— Charts and diagrams as code —
"""

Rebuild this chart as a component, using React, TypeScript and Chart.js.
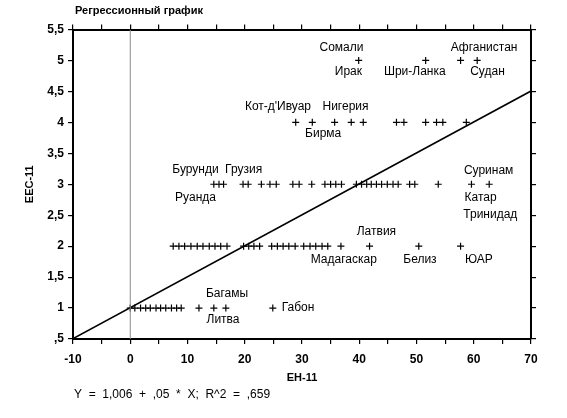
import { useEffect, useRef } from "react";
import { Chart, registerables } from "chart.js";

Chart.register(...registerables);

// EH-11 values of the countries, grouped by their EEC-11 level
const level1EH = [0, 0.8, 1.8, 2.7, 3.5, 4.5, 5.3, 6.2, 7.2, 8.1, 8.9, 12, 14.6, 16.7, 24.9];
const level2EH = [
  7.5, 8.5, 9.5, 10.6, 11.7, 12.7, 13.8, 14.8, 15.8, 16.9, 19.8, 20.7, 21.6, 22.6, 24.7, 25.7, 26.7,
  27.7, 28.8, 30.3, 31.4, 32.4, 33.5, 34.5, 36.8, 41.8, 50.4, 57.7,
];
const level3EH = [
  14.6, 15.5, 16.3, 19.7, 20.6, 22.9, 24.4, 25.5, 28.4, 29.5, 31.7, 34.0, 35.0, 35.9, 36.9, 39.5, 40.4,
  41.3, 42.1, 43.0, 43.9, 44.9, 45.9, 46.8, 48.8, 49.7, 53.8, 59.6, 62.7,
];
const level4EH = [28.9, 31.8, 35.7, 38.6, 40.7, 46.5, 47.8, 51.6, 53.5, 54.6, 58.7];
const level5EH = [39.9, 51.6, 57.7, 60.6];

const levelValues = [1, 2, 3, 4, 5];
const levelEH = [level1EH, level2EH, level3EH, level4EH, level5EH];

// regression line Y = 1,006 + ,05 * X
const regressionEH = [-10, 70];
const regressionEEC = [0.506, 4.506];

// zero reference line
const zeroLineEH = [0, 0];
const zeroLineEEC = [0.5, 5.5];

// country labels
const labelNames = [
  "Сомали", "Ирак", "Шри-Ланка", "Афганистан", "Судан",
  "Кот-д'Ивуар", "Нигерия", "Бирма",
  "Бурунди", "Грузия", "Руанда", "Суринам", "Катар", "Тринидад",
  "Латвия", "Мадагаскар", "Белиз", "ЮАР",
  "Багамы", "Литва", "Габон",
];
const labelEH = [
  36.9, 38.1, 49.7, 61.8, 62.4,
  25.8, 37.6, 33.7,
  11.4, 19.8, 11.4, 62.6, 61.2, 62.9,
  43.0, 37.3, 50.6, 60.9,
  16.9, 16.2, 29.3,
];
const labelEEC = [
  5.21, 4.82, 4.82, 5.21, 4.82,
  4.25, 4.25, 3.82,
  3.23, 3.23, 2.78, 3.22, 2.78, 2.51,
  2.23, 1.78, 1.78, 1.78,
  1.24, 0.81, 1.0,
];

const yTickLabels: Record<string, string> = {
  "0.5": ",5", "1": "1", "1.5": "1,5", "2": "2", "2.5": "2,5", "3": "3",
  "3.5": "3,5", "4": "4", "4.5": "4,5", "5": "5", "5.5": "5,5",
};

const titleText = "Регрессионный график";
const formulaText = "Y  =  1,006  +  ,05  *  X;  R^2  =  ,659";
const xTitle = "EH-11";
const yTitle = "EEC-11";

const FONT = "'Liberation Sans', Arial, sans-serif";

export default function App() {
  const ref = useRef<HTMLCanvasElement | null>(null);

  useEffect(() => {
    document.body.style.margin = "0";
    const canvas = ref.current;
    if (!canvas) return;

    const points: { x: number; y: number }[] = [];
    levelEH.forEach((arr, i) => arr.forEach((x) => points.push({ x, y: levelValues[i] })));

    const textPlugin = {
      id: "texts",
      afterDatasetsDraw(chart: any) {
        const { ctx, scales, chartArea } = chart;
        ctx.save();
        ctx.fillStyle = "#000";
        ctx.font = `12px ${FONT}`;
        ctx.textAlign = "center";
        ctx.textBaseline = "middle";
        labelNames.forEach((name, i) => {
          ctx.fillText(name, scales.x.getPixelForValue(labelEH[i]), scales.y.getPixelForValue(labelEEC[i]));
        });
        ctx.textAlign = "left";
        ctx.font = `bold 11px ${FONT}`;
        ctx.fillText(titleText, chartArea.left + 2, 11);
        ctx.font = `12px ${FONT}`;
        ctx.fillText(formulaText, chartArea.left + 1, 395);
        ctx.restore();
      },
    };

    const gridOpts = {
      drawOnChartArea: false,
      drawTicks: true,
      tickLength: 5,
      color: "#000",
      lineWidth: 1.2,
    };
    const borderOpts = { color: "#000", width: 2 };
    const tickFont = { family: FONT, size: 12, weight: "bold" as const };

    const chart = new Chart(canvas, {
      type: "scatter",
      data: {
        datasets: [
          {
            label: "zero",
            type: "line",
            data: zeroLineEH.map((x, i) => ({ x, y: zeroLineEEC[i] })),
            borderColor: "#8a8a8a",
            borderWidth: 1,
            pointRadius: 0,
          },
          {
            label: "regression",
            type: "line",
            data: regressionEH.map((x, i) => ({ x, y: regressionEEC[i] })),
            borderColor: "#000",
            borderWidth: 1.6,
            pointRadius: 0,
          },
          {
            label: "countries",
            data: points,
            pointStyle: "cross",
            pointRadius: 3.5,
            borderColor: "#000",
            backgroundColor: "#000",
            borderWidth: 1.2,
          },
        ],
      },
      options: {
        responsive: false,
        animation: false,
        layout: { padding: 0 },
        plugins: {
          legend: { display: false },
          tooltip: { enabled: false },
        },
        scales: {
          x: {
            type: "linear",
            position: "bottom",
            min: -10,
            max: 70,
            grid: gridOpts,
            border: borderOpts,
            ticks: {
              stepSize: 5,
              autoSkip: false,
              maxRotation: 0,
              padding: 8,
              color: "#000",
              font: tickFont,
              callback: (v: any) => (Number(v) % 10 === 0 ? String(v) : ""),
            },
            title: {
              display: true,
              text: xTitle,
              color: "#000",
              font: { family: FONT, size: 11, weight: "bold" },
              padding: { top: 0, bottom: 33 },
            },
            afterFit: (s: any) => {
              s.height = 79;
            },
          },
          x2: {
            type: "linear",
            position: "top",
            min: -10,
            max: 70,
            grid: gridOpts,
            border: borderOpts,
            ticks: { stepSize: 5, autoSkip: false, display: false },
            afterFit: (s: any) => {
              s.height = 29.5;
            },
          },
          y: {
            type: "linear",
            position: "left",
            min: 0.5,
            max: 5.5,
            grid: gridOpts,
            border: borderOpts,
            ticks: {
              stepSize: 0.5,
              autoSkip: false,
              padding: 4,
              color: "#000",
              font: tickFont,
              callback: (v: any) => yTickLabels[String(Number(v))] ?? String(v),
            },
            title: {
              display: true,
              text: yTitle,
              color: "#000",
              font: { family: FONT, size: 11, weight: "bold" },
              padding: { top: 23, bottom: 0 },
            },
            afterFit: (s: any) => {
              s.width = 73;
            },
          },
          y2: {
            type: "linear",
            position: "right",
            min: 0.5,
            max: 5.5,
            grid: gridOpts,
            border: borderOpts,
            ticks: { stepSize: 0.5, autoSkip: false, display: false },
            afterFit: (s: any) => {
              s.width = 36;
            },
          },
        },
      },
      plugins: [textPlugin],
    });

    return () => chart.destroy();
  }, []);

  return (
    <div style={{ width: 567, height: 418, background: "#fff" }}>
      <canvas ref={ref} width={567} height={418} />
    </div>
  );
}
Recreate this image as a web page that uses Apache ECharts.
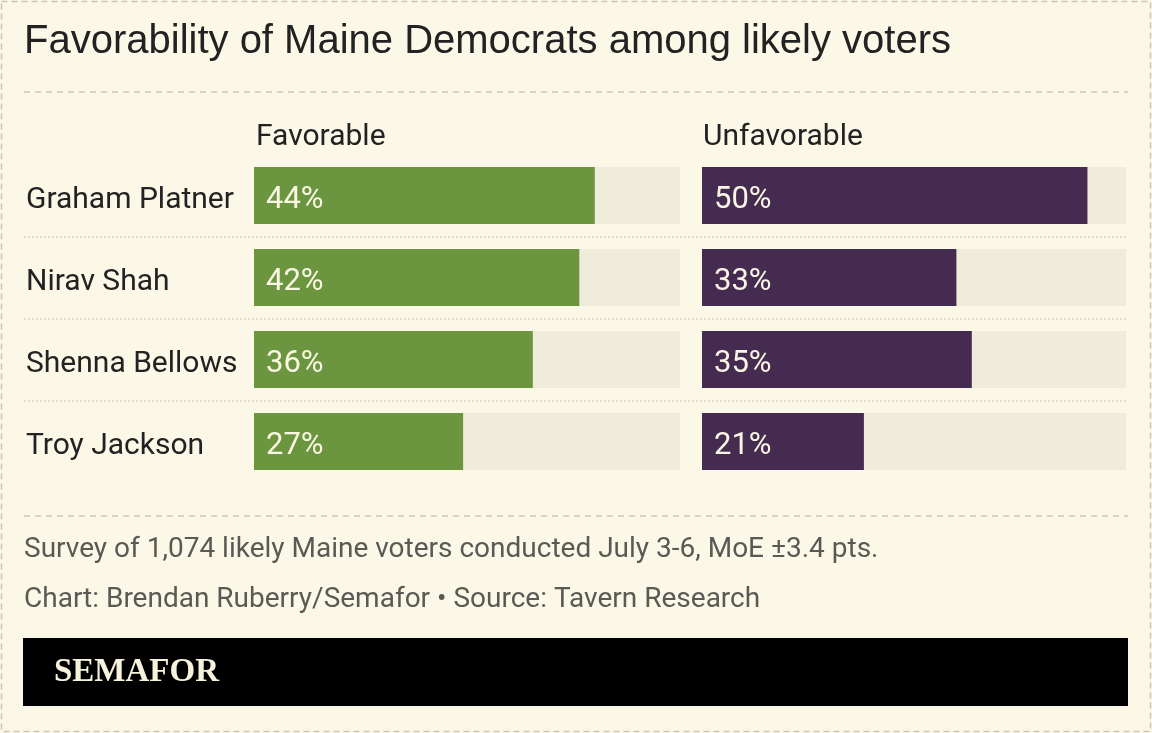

"""

— Exercise task —
Strip the images and reproduce the remaining records precisely.

— Response —
Rebuild this chart as a component, using React, TypeScript and Chart.js.
import { useEffect, useRef } from "react";
import { Chart, registerables } from "chart.js";

Chart.register(...registerables);

// EH-11 values of the countries, grouped by their EEC-11 level
const level1EH = [0, 0.8, 1.8, 2.7, 3.5, 4.5, 5.3, 6.2, 7.2, 8.1, 8.9, 12, 14.6, 16.7, 24.9];
const level2EH = [
  7.5, 8.5, 9.5, 10.6, 11.7, 12.7, 13.8, 14.8, 15.8, 16.9, 19.8, 20.7, 21.6, 22.6, 24.7, 25.7, 26.7,
  27.7, 28.8, 30.3, 31.4, 32.4, 33.5, 34.5, 36.8, 41.8, 50.4, 57.7,
];
const level3EH = [
  14.6, 15.5, 16.3, 19.7, 20.6, 22.9, 24.4, 25.5, 28.4, 29.5, 31.7, 34.0, 35.0, 35.9, 36.9, 39.5, 40.4,
  41.3, 42.1, 43.0, 43.9, 44.9, 45.9, 46.8, 48.8, 49.7, 53.8, 59.6, 62.7,
];
const level4EH = [28.9, 31.8, 35.7, 38.6, 40.7, 46.5, 47.8, 51.6, 53.5, 54.6, 58.7];
const level5EH = [39.9, 51.6, 57.7, 60.6];

const levelValues = [1, 2, 3, 4, 5];
const levelEH = [level1EH, level2EH, level3EH, level4EH, level5EH];

// regression line Y = 1,006 + ,05 * X
const regressionEH = [-10, 70];
const regressionEEC = [0.506, 4.506];

// zero reference line
const zeroLineEH = [0, 0];
const zeroLineEEC = [0.5, 5.5];

// country labels
const labelNames = [
  "Сомали", "Ирак", "Шри-Ланка", "Афганистан", "Судан",
  "Кот-д'Ивуар", "Нигерия", "Бирма",
  "Бурунди", "Грузия", "Руанда", "Суринам", "Катар", "Тринидад",
  "Латвия", "Мадагаскар", "Белиз", "ЮАР",
  "Багамы", "Литва", "Габон",
];
const labelEH = [
  36.9, 38.1, 49.7, 61.8, 62.4,
  25.8, 37.6, 33.7,
  11.4, 19.8, 11.4, 62.6, 61.2, 62.9,
  43.0, 37.3, 50.6, 60.9,
  16.9, 16.2, 29.3,
];
const labelEEC = [
  5.21, 4.82, 4.82, 5.21, 4.82,
  4.25, 4.25, 3.82,
  3.23, 3.23, 2.78, 3.22, 2.78, 2.51,
  2.23, 1.78, 1.78, 1.78,
  1.24, 0.81, 1.0,
];

const yTickLabels: Record<string, string> = {
  "0.5": ",5", "1": "1", "1.5": "1,5", "2": "2", "2.5": "2,5", "3": "3",
  "3.5": "3,5", "4": "4", "4.5": "4,5", "5": "5", "5.5": "5,5",
};

const titleText = "Регрессионный график";
const formulaText = "Y  =  1,006  +  ,05  *  X;  R^2  =  ,659";
const xTitle = "EH-11";
const yTitle = "EEC-11";

const FONT = "'Liberation Sans', Arial, sans-serif";

export default function App() {
  const ref = useRef<HTMLCanvasElement | null>(null);

  useEffect(() => {
    document.body.style.margin = "0";
    const canvas = ref.current;
    if (!canvas) return;

    const points: { x: number; y: number }[] = [];
    levelEH.forEach((arr, i) => arr.forEach((x) => points.push({ x, y: levelValues[i] })));

    const textPlugin = {
      id: "texts",
      afterDatasetsDraw(chart: any) {
        const { ctx, scales, chartArea } = chart;
        ctx.save();
        ctx.fillStyle = "#000";
        ctx.font = `12px ${FONT}`;
        ctx.textAlign = "center";
        ctx.textBaseline = "middle";
        labelNames.forEach((name, i) => {
          ctx.fillText(name, scales.x.getPixelForValue(labelEH[i]), scales.y.getPixelForValue(labelEEC[i]));
        });
        ctx.textAlign = "left";
        ctx.font = `bold 11px ${FONT}`;
        ctx.fillText(titleText, chartArea.left + 2, 11);
        ctx.font = `12px ${FONT}`;
        ctx.fillText(formulaText, chartArea.left + 1, 395);
        ctx.restore();
      },
    };

    const gridOpts = {
      drawOnChartArea: false,
      drawTicks: true,
      tickLength: 5,
      color: "#000",
      lineWidth: 1.2,
    };
    const borderOpts = { color: "#000", width: 2 };
    const tickFont = { family: FONT, size: 12, weight: "bold" as const };

    const chart = new Chart(canvas, {
      type: "scatter",
      data: {
        datasets: [
          {
            label: "zero",
            type: "line",
            data: zeroLineEH.map((x, i) => ({ x, y: zeroLineEEC[i] })),
            borderColor: "#8a8a8a",
            borderWidth: 1,
            pointRadius: 0,
          },
          {
            label: "regression",
            type: "line",
            data: regressionEH.map((x, i) => ({ x, y: regressionEEC[i] })),
            borderColor: "#000",
            borderWidth: 1.6,
            pointRadius: 0,
          },
          {
            label: "countries",
            data: points,
            pointStyle: "cross",
            pointRadius: 3.5,
            borderColor: "#000",
            backgroundColor: "#000",
            borderWidth: 1.2,
          },
        ],
      },
      options: {
        responsive: false,
        animation: false,
        layout: { padding: 0 },
        plugins: {
          legend: { display: false },
          tooltip: { enabled: false },
        },
        scales: {
          x: {
            type: "linear",
            position: "bottom",
            min: -10,
            max: 70,
            grid: gridOpts,
            border: borderOpts,
            ticks: {
              stepSize: 5,
              autoSkip: false,
              maxRotation: 0,
              padding: 8,
              color: "#000",
              font: tickFont,
              callback: (v: any) => (Number(v) % 10 === 0 ? String(v) : ""),
            },
            title: {
              display: true,
              text: xTitle,
              color: "#000",
              font: { family: FONT, size: 11, weight: "bold" },
              padding: { top: 0, bottom: 33 },
            },
            afterFit: (s: any) => {
              s.height = 79;
            },
          },
          x2: {
            type: "linear",
            position: "top",
            min: -10,
            max: 70,
            grid: gridOpts,
            border: borderOpts,
            ticks: { stepSize: 5, autoSkip: false, display: false },
            afterFit: (s: any) => {
              s.height = 29.5;
            },
          },
          y: {
            type: "linear",
            position: "left",
            min: 0.5,
            max: 5.5,
            grid: gridOpts,
            border: borderOpts,
            ticks: {
              stepSize: 0.5,
              autoSkip: false,
              padding: 4,
              color: "#000",
              font: tickFont,
              callback: (v: any) => yTickLabels[String(Number(v))] ?? String(v),
            },
            title: {
              display: true,
              text: yTitle,
              color: "#000",
              font: { family: FONT, size: 11, weight: "bold" },
              padding: { top: 23, bottom: 0 },
            },
            afterFit: (s: any) => {
              s.width = 73;
            },
          },
          y2: {
            type: "linear",
            position: "right",
            min: 0.5,
            max: 5.5,
            grid: gridOpts,
            border: borderOpts,
            ticks: { stepSize: 0.5, autoSkip: false, display: false },
            afterFit: (s: any) => {
              s.width = 36;
            },
          },
        },
      },
      plugins: [textPlugin],
    });

    return () => chart.destroy();
  }, []);

  return (
    <div style={{ width: 567, height: 418, background: "#fff" }}>
      <canvas ref={ref} width={567} height={418} />
    </div>
  );
}
Recreate this image as a web page that uses Apache ECharts.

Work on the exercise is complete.